Le solde du Fonds de régulation des recettes (FRR) à fin 2015 s'établira à 4429,3 milliards de dinars, soit 23,4% du PIB. Quel regard portez-vous sur l'évolution de ce fonds, dans la perspective d'une conjoncture pétrolière pas tout à fait bonne ? Le fonds de régulation des recettes des hydrocarbures a été institué en 2000 dans le but de gérer les excédents de recettes des hydrocarbures, notamment le remboursement des dettes publiques, y compris externes, et la couverture du déficit du trésor budgétaire. Il enregistre des baisses régulières depuis 2008 où il a atteint son pic en raison d'un haut niveau atteint par les prix des hydrocarbures, notamment celui du pétrole brut. L'encourt de la dette externe étant très faible, la vocation essentielle de ce fonds souverain est réservée presque exclusivement à la couverture du déficit budgétaire qui n'existe que parce que la loi de finances est réalisée sur la base d'un prix de 37 dollars le baril de pétrole.
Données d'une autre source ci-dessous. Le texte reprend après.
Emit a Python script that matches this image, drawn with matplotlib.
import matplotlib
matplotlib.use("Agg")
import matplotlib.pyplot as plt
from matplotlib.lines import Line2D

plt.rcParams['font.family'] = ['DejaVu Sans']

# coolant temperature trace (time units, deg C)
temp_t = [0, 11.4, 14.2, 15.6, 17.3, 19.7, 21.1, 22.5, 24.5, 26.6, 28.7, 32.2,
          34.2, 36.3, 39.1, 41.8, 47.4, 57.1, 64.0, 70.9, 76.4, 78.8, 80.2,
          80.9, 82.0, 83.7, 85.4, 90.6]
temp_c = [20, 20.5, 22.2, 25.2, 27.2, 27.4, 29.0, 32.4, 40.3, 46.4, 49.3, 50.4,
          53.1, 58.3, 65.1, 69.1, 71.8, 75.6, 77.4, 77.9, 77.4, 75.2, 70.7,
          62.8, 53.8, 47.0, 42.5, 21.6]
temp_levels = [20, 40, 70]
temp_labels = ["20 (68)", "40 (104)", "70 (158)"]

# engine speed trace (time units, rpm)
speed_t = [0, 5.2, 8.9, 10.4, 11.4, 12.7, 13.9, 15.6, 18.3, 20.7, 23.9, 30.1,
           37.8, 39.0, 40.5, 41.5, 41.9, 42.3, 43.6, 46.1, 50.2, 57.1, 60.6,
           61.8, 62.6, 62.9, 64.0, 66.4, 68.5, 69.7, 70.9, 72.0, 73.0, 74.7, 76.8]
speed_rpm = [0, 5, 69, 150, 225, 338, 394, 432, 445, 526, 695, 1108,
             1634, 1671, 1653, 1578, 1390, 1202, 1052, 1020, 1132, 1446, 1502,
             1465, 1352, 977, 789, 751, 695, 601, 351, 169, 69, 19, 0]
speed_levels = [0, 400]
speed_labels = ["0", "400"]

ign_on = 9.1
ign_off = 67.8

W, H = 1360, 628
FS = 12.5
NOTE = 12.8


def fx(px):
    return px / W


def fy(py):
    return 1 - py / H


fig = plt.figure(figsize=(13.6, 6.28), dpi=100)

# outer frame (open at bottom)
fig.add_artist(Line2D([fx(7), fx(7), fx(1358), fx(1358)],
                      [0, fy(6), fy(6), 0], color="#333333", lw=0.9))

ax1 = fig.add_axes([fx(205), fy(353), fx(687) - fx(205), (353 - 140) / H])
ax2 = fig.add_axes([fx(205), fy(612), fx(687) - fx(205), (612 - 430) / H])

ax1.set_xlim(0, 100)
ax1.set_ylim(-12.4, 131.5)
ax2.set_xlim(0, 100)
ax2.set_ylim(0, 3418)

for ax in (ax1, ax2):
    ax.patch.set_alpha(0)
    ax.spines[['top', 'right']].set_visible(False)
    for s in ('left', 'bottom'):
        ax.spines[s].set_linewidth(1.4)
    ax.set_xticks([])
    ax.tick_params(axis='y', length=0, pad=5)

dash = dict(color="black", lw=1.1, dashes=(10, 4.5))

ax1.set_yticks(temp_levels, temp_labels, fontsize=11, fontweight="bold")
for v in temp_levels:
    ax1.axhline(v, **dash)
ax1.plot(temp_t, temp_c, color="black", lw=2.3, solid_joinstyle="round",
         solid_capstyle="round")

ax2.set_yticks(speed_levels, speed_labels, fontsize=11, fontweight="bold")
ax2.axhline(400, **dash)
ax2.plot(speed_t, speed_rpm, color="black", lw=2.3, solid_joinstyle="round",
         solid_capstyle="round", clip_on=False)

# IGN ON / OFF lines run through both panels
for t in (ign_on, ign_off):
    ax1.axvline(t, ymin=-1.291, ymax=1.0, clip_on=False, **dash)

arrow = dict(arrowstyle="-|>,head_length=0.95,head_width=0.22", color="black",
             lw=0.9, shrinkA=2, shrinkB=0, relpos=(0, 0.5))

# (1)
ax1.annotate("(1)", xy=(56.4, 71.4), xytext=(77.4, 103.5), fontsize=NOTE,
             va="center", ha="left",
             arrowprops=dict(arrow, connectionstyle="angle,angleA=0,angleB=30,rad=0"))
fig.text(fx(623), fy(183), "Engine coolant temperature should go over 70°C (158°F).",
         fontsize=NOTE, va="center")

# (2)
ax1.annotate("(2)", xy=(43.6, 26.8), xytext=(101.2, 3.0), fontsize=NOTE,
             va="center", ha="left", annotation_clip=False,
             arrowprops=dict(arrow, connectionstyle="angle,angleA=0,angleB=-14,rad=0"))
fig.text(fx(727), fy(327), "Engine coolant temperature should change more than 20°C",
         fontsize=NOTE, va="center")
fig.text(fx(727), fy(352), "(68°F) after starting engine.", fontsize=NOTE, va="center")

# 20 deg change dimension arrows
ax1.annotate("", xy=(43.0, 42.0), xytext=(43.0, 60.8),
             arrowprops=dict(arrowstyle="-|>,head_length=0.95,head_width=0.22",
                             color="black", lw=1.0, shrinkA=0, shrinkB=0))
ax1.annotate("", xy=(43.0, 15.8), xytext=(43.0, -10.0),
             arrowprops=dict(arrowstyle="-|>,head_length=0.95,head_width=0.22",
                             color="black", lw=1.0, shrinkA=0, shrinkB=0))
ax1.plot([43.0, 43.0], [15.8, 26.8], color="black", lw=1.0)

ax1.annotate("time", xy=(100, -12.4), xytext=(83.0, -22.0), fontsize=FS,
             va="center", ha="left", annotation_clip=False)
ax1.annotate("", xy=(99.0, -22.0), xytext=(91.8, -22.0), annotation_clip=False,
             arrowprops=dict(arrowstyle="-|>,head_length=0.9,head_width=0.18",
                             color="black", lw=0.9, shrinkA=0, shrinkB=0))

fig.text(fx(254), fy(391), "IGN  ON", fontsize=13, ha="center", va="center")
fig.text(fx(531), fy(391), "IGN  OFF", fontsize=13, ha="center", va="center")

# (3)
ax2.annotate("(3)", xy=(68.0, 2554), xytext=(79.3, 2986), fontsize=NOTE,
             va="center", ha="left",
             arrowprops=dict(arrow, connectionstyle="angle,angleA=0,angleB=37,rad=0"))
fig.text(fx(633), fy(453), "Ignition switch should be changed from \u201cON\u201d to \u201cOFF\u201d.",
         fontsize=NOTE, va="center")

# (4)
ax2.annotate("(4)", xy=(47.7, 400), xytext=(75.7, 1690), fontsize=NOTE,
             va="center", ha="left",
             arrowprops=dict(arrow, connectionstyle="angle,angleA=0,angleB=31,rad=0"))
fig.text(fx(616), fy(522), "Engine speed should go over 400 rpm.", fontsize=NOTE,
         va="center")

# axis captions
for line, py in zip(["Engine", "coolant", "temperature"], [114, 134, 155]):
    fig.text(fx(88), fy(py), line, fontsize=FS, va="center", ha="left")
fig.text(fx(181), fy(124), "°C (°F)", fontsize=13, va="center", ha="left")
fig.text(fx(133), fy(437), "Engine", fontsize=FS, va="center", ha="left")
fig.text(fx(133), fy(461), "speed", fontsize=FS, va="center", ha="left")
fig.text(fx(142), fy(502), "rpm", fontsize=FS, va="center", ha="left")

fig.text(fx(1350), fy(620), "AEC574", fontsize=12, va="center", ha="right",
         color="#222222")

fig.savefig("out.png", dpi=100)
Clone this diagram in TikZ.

Si on appliquait le prix réel des hydrocarbures, on aura un budget excédentaire. Son évolution va dépendre de la conjoncture énergétique internationale. Ce qui est embêtant avec ce fonds, c'est sa contrepartie devises qui n'est pas utilisée d'une manière profitable. Les autorités du pays ont choisi la prudence à la rentabilité. C'est un choix qui lui permet d'assurer son rôle d'une manière quasi totale sur sa vocation de couverture du déficit budgétaire. Y. S.